Begin with the first line below and retype each line exactly through the line containing "import matplotlib.pyplot as plt". Any pictures are to be left out.

· · · · · · ·

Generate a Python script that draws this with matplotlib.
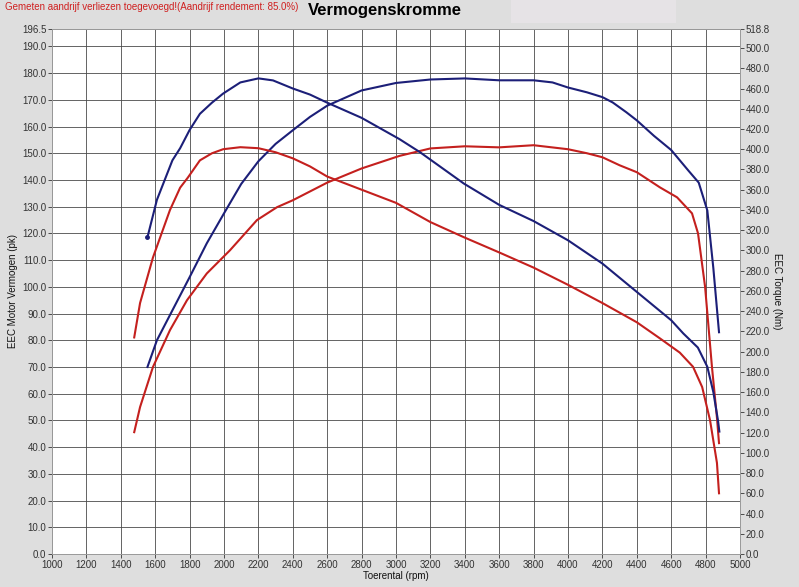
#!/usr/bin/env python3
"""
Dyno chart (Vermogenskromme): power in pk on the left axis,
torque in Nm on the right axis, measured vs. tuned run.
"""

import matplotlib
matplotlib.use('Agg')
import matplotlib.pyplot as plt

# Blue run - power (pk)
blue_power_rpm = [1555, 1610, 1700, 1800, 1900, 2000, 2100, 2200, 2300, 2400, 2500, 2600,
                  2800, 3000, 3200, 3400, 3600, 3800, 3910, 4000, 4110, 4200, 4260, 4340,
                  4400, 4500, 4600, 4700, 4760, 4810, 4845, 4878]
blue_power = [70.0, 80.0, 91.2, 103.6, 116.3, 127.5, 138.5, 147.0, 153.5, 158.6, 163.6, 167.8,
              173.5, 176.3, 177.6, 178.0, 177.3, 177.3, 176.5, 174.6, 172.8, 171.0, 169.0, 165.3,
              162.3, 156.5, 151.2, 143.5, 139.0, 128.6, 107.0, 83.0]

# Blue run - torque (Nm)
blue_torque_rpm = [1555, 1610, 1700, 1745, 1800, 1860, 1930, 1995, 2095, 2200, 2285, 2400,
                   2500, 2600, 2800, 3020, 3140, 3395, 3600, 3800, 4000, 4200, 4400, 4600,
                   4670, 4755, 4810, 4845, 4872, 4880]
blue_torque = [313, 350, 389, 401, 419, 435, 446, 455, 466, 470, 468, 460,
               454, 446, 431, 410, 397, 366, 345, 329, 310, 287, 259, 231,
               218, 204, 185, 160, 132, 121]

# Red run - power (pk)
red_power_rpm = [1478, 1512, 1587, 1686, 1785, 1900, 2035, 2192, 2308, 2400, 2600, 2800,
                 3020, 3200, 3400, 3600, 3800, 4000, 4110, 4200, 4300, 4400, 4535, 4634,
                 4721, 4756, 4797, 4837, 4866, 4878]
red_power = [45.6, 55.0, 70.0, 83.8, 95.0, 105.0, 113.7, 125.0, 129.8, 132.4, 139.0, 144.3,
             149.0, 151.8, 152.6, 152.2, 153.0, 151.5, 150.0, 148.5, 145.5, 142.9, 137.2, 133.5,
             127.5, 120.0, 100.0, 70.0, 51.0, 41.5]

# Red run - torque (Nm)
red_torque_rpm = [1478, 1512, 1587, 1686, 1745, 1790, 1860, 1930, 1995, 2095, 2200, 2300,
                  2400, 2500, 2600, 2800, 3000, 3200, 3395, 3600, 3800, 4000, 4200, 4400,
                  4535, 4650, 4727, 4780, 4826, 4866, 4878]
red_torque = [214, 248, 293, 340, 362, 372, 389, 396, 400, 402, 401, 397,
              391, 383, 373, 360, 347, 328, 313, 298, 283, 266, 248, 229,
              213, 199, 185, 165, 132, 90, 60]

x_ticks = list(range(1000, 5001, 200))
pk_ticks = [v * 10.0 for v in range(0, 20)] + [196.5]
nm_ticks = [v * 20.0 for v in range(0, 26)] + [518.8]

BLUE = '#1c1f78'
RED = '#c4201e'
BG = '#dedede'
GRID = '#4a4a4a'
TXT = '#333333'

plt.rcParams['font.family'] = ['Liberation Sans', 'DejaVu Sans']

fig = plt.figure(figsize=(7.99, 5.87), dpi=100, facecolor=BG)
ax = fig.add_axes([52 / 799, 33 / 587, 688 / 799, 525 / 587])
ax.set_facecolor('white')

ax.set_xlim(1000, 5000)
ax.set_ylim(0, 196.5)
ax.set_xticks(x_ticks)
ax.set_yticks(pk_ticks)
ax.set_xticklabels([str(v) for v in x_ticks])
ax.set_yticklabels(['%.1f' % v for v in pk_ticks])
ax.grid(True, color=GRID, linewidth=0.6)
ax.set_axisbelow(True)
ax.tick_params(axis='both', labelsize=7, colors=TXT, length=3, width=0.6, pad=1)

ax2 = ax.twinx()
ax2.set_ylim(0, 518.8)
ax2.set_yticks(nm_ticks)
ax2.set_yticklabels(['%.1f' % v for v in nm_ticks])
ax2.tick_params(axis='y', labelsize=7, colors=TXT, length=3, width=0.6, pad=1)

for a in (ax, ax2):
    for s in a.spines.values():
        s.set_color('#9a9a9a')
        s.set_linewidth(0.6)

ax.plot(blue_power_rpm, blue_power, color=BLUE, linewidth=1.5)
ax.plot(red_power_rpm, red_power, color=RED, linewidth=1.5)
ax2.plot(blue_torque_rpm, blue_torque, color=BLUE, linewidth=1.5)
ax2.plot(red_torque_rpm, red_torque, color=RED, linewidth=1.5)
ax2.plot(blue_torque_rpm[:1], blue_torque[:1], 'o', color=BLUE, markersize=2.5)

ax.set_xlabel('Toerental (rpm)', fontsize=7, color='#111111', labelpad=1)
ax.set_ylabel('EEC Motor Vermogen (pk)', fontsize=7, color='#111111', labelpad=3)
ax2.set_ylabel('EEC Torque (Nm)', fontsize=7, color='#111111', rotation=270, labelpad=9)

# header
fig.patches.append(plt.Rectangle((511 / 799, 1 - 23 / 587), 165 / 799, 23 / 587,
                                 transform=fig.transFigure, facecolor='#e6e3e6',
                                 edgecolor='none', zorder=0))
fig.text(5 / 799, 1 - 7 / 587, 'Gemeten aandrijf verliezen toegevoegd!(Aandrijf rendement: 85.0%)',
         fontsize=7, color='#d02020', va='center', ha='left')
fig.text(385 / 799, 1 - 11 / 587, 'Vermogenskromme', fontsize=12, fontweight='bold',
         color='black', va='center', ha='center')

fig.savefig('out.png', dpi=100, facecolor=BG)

· · · · · · ·

§ **SOLVED EXERCISE**:
Generate a Python script that draws this with matplotlib.
#!/usr/bin/env python3
"""
Dyno chart (Vermogenskromme): power in pk on the left axis,
torque in Nm on the right axis, measured vs. tuned run.
"""

import matplotlib
matplotlib.use('Agg')
import matplotlib.pyplot as plt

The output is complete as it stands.